Queens DA Applauds New Mortgage Fraud Initiative
Queens District Attorney Richard A. Brown is joining forces with prosecutors throughout the city in a digital war against mortgage fraud.
Brown joined fellow prosecutors at a February 2 press conference where Mayor Michael Bloomberg introduced new, digital fingerprint and e-mail systems, designed for use in city real estate transactions, that will help cops assigned to the city Financial Crime Task Force tackle the shocking rise in mortgage fraud cases.
Most recent mortgage fraud occurred in Queens, leading to the borough’s high foreclosure rate, Bloomberg said. “Our Financial Crime Task Force, with the help of our district attorneys, has developed a system to alert law enforcement and property owners to irregularities in real estate transactions.
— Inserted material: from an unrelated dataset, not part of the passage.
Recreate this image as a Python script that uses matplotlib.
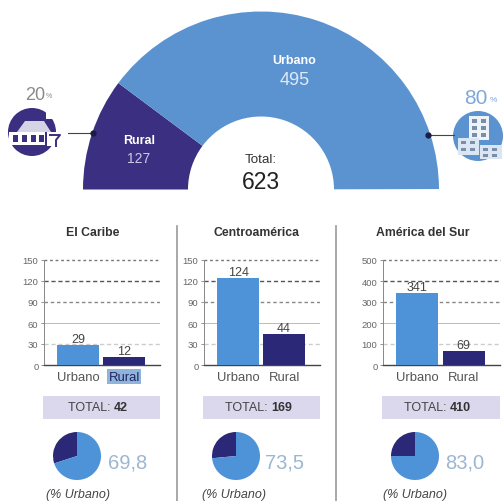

“These leads will give law enforcement a powerful assist in rooting out and preventing mortgage fraud in our neighborhoods.”
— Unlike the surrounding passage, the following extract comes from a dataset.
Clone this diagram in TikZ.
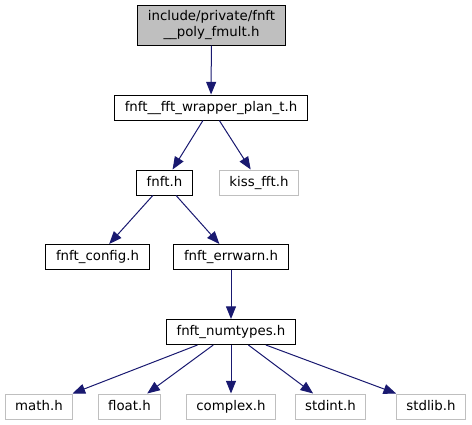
\documentclass[tikz,border=0pt]{standalone}
\usepackage{fontspec}
\setmainfont{DejaVu Sans}
\usetikzlibrary{arrows.meta}
\definecolor{incblue}{HTML}{191970}
\definecolor{extgray}{HTML}{BFBFBF}
\tikzstyle{every node}=[font=\fontsize{10}{12}\selectfont]
\tikzstyle{hdr}=[draw=black, fill=white, line width=0.75pt, inner xsep=7.6pt, inner ysep=0pt, minimum height=18.75pt, text height=7.6pt, text depth=2.2pt]
\tikzstyle{exthdr}=[hdr, draw=extgray]
\tikzstyle{mainhdr}=[hdr, fill=extgray, align=center, minimum height=30pt, minimum width=110pt, text height=, text depth=]
\tikzstyle{inc}=[draw=incblue, line width=0.75pt, -{Triangle[length=9.5pt,width=7.5pt]}]

\begin{document}
\begin{tikzpicture}[x=0.75pt, y=-0.75pt]
\useasboundingbox (0,0) rectangle (472,425);

\node[mainhdr] (poly) at (211.5,25) {include/private/fnft\\\_\_poly\_fmult.h};
\node[hdr] (wrap) at (211,107.5) {fnft\_\_fft\_wrapper\_plan\_t.h};
\node[hdr] (fnft) at (164.5,182.5) {fnft.h};
\node[exthdr] (kiss) at (259,182.5) {kiss\_fft.h};
\node[hdr] (config) at (97.5,257) {fnft\_config.h};
\node[hdr] (errwarn) at (231,257) {fnft\_errwarn.h};
\node[hdr] (numtypes) at (231,332) {fnft\_numtypes.h};
\node[exthdr] (math) at (39,406.5) {math.h};
\node[exthdr] (float) at (129.5,406.5) {float.h};
\node[exthdr] (complex) at (231,406.5) {complex.h};
\node[exthdr] (stdint) at (330.5,406.5) {stdint.h};
\node[exthdr] (stdlib) at (431,406.5) {stdlib.h};

\draw[inc] (poly) -- (wrap);
\draw[inc] (wrap) -- (fnft);
\draw[inc] (wrap) -- (kiss);
\draw[inc] (fnft) -- (config);
\draw[inc] (fnft) -- (errwarn);
\draw[inc] (errwarn) -- (numtypes);
\draw[inc] (numtypes) -- (math);
\draw[inc] (numtypes) -- (float);
\draw[inc] (numtypes) -- (complex);
\draw[inc] (numtypes) -- (stdint);
\draw[inc] (numtypes) -- (stdlib);
\end{tikzpicture}
\end{document}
The digital fingerprint system utilizes data from mortgage fraud cases in other states to link common traits to develop a search methodology. Fraud indicators include homes that changed owners multiple times in a short period of time, transfers of title at prices far below market rate and properties sold at prices that fall just below thresholds for mandatory reporting or tax filings.
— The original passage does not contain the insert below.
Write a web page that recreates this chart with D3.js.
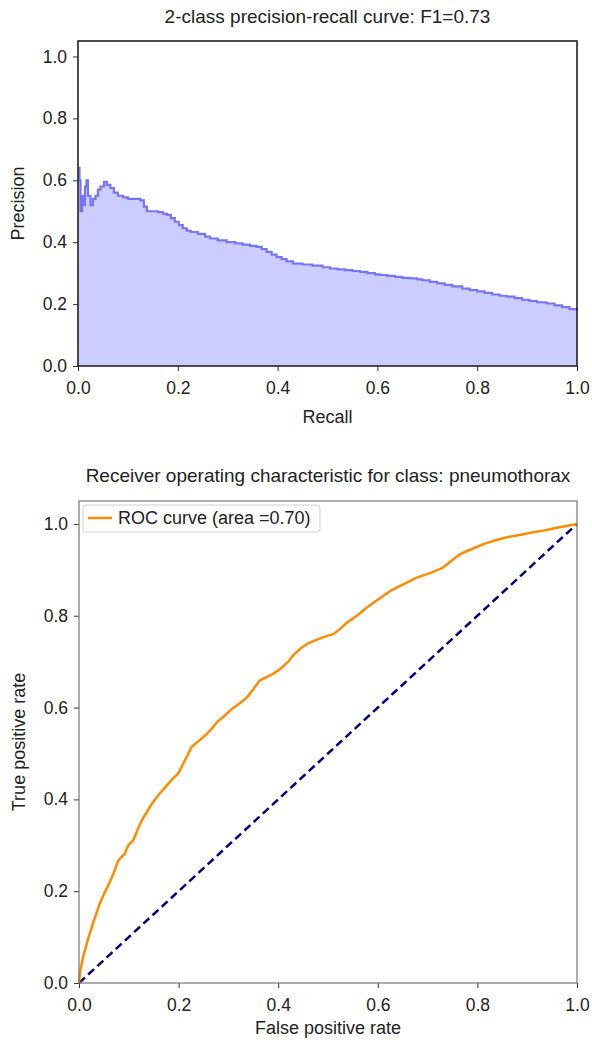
<!DOCTYPE html>
<html>
<head>
<meta charset="utf-8">
<script src="https://cdn.jsdelivr.net/npm/d3@7"></script>
<style>
  body { margin: 0; background: #fff; }
  svg { display: block; font-family: "Liberation Sans", Arial, sans-serif; }
  .tick text { fill: #222; }
</style>
</head>
<body>
<svg id="chart" width="592" height="1045"></svg>
<script>
'use strict';

// precision-recall curve (step, where=post)
const prRecall = [0.000, 0.003, 0.005, 0.008, 0.010, 0.014, 0.017, 0.020, 0.025, 0.030,
  0.035, 0.040, 0.045, 0.052, 0.058, 0.065, 0.072, 0.080, 0.090, 0.100,
  0.110, 0.125, 0.132, 0.138, 0.150, 0.160, 0.170, 0.178, 0.186, 0.194,
  0.202, 0.210, 0.218, 0.226, 0.240, 0.255, 0.265, 0.280, 0.298, 0.315,
  0.330, 0.345, 0.358, 0.368, 0.378, 0.388, 0.398, 0.408, 0.418, 0.431,
  0.450, 0.470, 0.490, 0.505, 0.520, 0.535, 0.550, 0.565, 0.580, 0.595,
  0.605, 0.620, 0.635, 0.650, 0.665, 0.680, 0.690, 0.705, 0.720, 0.735,
  0.750, 0.770, 0.785, 0.800, 0.815, 0.830, 0.845, 0.859, 0.875, 0.890,
  0.905, 0.920, 0.939, 0.955, 0.970, 0.985, 1.000];
const prPrecision = [0.640, 0.600, 0.500, 0.550, 0.520, 0.580, 0.600, 0.550, 0.520, 0.540,
  0.550, 0.570, 0.580, 0.595, 0.585, 0.575, 0.560, 0.550, 0.545, 0.540,
  0.540, 0.535, 0.515, 0.500, 0.500, 0.497, 0.492, 0.488, 0.478, 0.466,
  0.455, 0.445, 0.437, 0.433, 0.427, 0.418, 0.412, 0.406, 0.400, 0.396,
  0.392, 0.388, 0.385, 0.378, 0.369, 0.360, 0.352, 0.345, 0.338, 0.331,
  0.328, 0.324, 0.319, 0.315, 0.312, 0.310, 0.307, 0.304, 0.300, 0.296,
  0.294, 0.291, 0.288, 0.285, 0.283, 0.280, 0.277, 0.272, 0.267, 0.262,
  0.257, 0.250, 0.245, 0.241, 0.236, 0.231, 0.227, 0.224, 0.219, 0.214,
  0.210, 0.206, 0.202, 0.196, 0.190, 0.184, 0.178];

// ROC curve
const rocFpr = [0.000, 0.003, 0.009, 0.018, 0.029, 0.042, 0.052, 0.060, 0.069, 0.079,
  0.092, 0.099, 0.109, 0.118, 0.126, 0.136, 0.146, 0.160, 0.176, 0.188,
  0.199, 0.208, 0.216, 0.226, 0.240, 0.253, 0.265, 0.277, 0.290, 0.305,
  0.320, 0.337, 0.350, 0.363, 0.378, 0.392, 0.405, 0.420, 0.432, 0.444,
  0.460, 0.478, 0.495, 0.511, 0.525, 0.538, 0.558, 0.578, 0.600, 0.625,
  0.650, 0.678, 0.705, 0.731, 0.748, 0.765, 0.790, 0.812, 0.835, 0.859,
  0.885, 0.912, 0.935, 0.952, 0.975, 1.000];
const rocTpr = [0.000, 0.030, 0.060, 0.095, 0.133, 0.174, 0.198, 0.215, 0.238, 0.267,
  0.282, 0.300, 0.311, 0.335, 0.354, 0.372, 0.390, 0.410, 0.430, 0.445,
  0.456, 0.475, 0.492, 0.514, 0.527, 0.539, 0.552, 0.568, 0.580, 0.595,
  0.607, 0.622, 0.640, 0.659, 0.667, 0.675, 0.685, 0.700, 0.716, 0.728,
  0.740, 0.748, 0.755, 0.760, 0.772, 0.785, 0.800, 0.818, 0.835, 0.854,
  0.868, 0.883, 0.893, 0.905, 0.920, 0.934, 0.946, 0.956, 0.964, 0.971,
  0.976, 0.982, 0.986, 0.990, 0.995, 1.000];

const chanceLine = [0, 1];
const tickValues = [0, 0.2, 0.4, 0.6, 0.8, 1.0];

const prTitle = "2-class precision-recall curve: F1=0.73";
const rocTitle = "Receiver operating characteristic for class: pneumothorax";
const rocLegend = "ROC curve (area =0.70)";

const svg = d3.select("#chart");

function drawAxes(g, x, y, opts) {
  const w = x.range()[1], h = y.range()[0];
  const xAxis = d3.axisBottom(x).tickValues(tickValues).tickSize(5).tickPadding(6).tickFormat(d3.format(".1f"));
  const yAxis = d3.axisLeft(y).tickValues(tickValues).tickSize(5).tickPadding(6).tickFormat(d3.format(".1f"));

  const gx = g.append("g").attr("transform", `translate(0,${h})`).call(xAxis);
  const gy = g.append("g").call(yAxis);
  [gx, gy].forEach(a => {
    a.select(".domain").remove();
    a.selectAll(".tick line").attr("stroke", "#333");
    a.selectAll(".tick text").style("font-size", "17.5px");
  });
  gx.selectAll(".tick text").attr("dy", "0.95em");

  // frame
  g.append("rect")
    .attr("x", 0).attr("y", 0).attr("width", w).attr("height", h)
    .attr("fill", "none")
    .attr("stroke", opts.frameColor)
    .attr("stroke-width", opts.frameWidth);

  g.append("text")
    .attr("x", w / 2).attr("y", -opts.titleGap)
    .attr("text-anchor", "middle")
    .style("font-size", "19px").attr("fill", "#222")
    .text(opts.title);

  g.append("text")
    .attr("x", w / 2).attr("y", h + opts.xLabelGap)
    .attr("text-anchor", "middle")
    .style("font-size", "18px").attr("fill", "#222")
    .text(opts.xLabel);

  g.append("text")
    .attr("transform", `translate(${-54},${h / 2}) rotate(-90)`)
    .attr("text-anchor", "middle")
    .style("font-size", "18px").attr("fill", "#222")
    .text(opts.yLabel);
}

// ---------- precision-recall ----------
{
  const left = 78, top = 41, w = 499, h = 325;
  const g = svg.append("g").attr("transform", `translate(${left},${top})`);
  const x = d3.scaleLinear().domain([0, 1]).range([0, w]);
  const y = d3.scaleLinear().domain([0, 1.05]).range([h, 0]);
  const pts = d3.zip(prRecall, prPrecision);

  g.append("path")
    .datum(pts)
    .attr("fill", "#ccccff")
    .attr("d", d3.area().curve(d3.curveStepAfter)
      .x(d => x(d[0])).y0(y(0)).y1(d => y(d[1])));

  g.append("path")
    .datum(pts)
    .attr("fill", "none")
    .attr("stroke", "#7676f4")
    .attr("stroke-width", 2.2)
    .attr("d", d3.line().curve(d3.curveStepAfter)
      .x(d => x(d[0])).y(d => y(d[1])));

  drawAxes(g, x, y, {
    title: prTitle, xLabel: "Recall", yLabel: "Precision",
    frameColor: "#222", frameWidth: 1.6, titleGap: 18, xLabelGap: 57
  });
}

// ---------- ROC ----------
{
  const left = 79, top = 501, w = 498, h = 482;
  const g = svg.append("g").attr("transform", `translate(${left},${top})`);
  const x = d3.scaleLinear().domain([0, 1]).range([0, w]);
  const y = d3.scaleLinear().domain([0, 1.05]).range([h, 0]);

  g.append("path")
    .datum(chanceLine)
    .attr("fill", "none")
    .attr("stroke", "#000080")
    .attr("stroke-width", 2.5)
    .attr("stroke-dasharray", "8,4.5")
    .attr("d", d3.line().x(d => x(d)).y(d => y(d)));

  g.append("path")
    .datum(d3.zip(rocFpr, rocTpr))
    .attr("fill", "none")
    .attr("stroke", "#ff8c00")
    .attr("stroke-width", 2.5)
    .attr("stroke-linejoin", "round")
    .attr("d", d3.line().x(d => x(d[0])).y(d => y(d[1])));

  drawAxes(g, x, y, {
    title: rocTitle, xLabel: "False positive rate", yLabel: "True positive rate",
    frameColor: "#777", frameWidth: 1.2, titleGap: 19, xLabelGap: 51
  });

  // legend
  const lg = g.append("g").attr("transform", "translate(4,4)");
  lg.append("rect")
    .attr("width", 237).attr("height", 27).attr("rx", 3)
    .attr("fill", "#fff").attr("fill-opacity", 0.8)
    .attr("stroke", "#d0d0d0");
  lg.append("line")
    .attr("x1", 5).attr("x2", 29).attr("y1", 13).attr("y2", 13)
    .attr("stroke", "#ff8c00").attr("stroke-width", 2.5);
  lg.append("text")
    .attr("x", 35).attr("y", 13).attr("dy", "0.35em")
    .style("font-size", "18px").attr("fill", "#222")
    .text(rocLegend);
}
</script>
</body>
</html>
Armed with this information, members of the Task Force will compile an “Unusual Property Activity Report” for use by law enforcement.
The information, also available through the city Department of Finance, will allow property owners to receive notification via e-mail, text or U.S. mail of any transaction involving their home or property. The systems are also designed to alert home and property owners and law enforcement, when scammers steal identities to obtain confidential information.
Brown praised Bloomberg for taking positive steps to tackle mortgage fraud—a problem that often plagues neighborhoods in Southeast Queens.
The communities of Springfield Gardens and St. Albans lead New York state in the number of foreclosed properties, Brown said. Many of those foreclosures were the result of fraudulent home loans made to unsuspecting buyers. “Mortgage fraud and related complaints to my office have quadrupled over the last five years and that is only the tip of the iceberg,” Brown said.
“Many of these frauds are directed at the county’s elderly, immigrant and economically disadvantaged populations who are often less aware of the ever-increasing variety of scams that can befall them.”